National Treasury is trying to reign in spending, but government officials are not too keen on the plan.
There has been speculation that South Africa will introduce widespread budget cuts as the country faces a revenue shortfall and a wider-than-expected budget deficit.
Although the full scale of these changes will only become known when Finance Minister Enoch Godongwana tables the mid-term budget on 1 November, it was reported that Treasury proposed several ideas to President Cyril Ramaphosa to mitigate the looming crisis.
These proposals included:
- Increasing value-added tax by 2%, closing programs,
- Reducing or merging the number of government departments and state-owned enterprises,
- Managing the public-sector wage bill
- Reforming the skills development levy.
However, as reported by the Sunday Times, Public Works and Infrastructure Minister Sihle Zikalala said that Treasury’s proposal to cut his department would ultimately create more work for other departments and lead to job losses.
“Most departments have primary mandates, and it’s not just about managing the building you are in. The police, for example, need to work on protecting citizens, dealing with crime and ensuring that criminals are successfully prosecuted,” Zikalala said.

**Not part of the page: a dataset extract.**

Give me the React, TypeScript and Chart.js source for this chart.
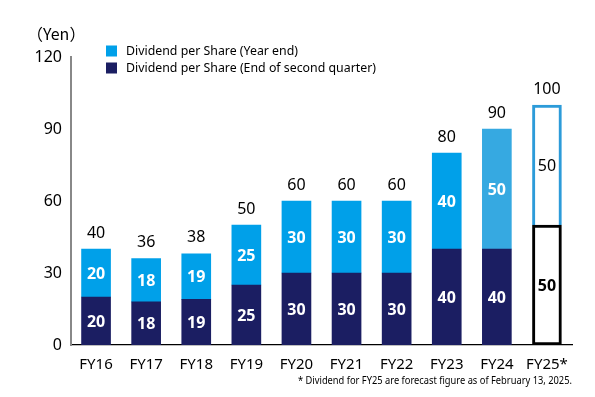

“If you say they must now look after their own properties, you will be adding a responsibility. So there must be a discussion on that. I am not saying we must not, but one thing that public works should own up to is that it has not optimised its capacity.”
“Public works must optimise on the infrastructure that we have. That’s why we are saying let’s run the programmes that are going to help the government going forward, even to generate income.”
The minister added that the private sector can either use or buy government buildings to generate income.
He said that scaling down programmes, such as the Expanded Public Works Programme (EPWP), to fund the R350 Social Relief and Distress (SRD) grant – which Treasury has actually called to cut in its entirety – will result in job losses.
“Therefore, it is important that we structure the EPWP in a way that is massive and makes an impact. I think there must be a focus on economic growth and protecting those projects and programmes that are creating job opportunities,” the minister said.
His comments echo the ANC’s strong opposition to the cuts, with many questioning how the party can cut spending ahead of a national election. Unions have also threatened to strike if the cuts go ahead.
“We think the Treasury proposals on a freeze on vacancies, reducing the headcount, cutting departments, cutting programs, is going to collapse the capacity of the state,” said Cosatu spokesman Matthew Parks.
Other problems with the plan
Speaking with Newzroom Afrika, Duma Gqubule from the Centre for Economic Development and Transformation said that Treasury’s cuts will prove counterproductive.
Gqubule noted that cutting spending will hurt GDP growth as the government, including state-owned enterprises, accounts for 40% of GDP.
“If you cut (spending) so deeply, it reduces GDP, it reduces the tax revenue, and it results in a higher debt ratio,” he said.
“A national budget does not work like a household budget. If you and I cut spending, we save. For the government, it’s almost like a self-defeating purpose.”
He also questioned Treasury’s opposition to the SRD Grant, which only makes up R35 billion of the government’s R2.2 trillion in spending – roughly 1.5%.
He argued that Treasury is using scare tactics by suggesting that the program, which assists 8 million people, can be terminated shortly before an election.
There have also been concerns over the constitutionality of a new “financial law” that will introduce compulsory austerity measures if the country hits a specific debt size without consultation with the government or social society.
“I believe that Treasury has crossed a line. These proposals will collapse the economy, and they will also result in social unrest,” Gqubule said.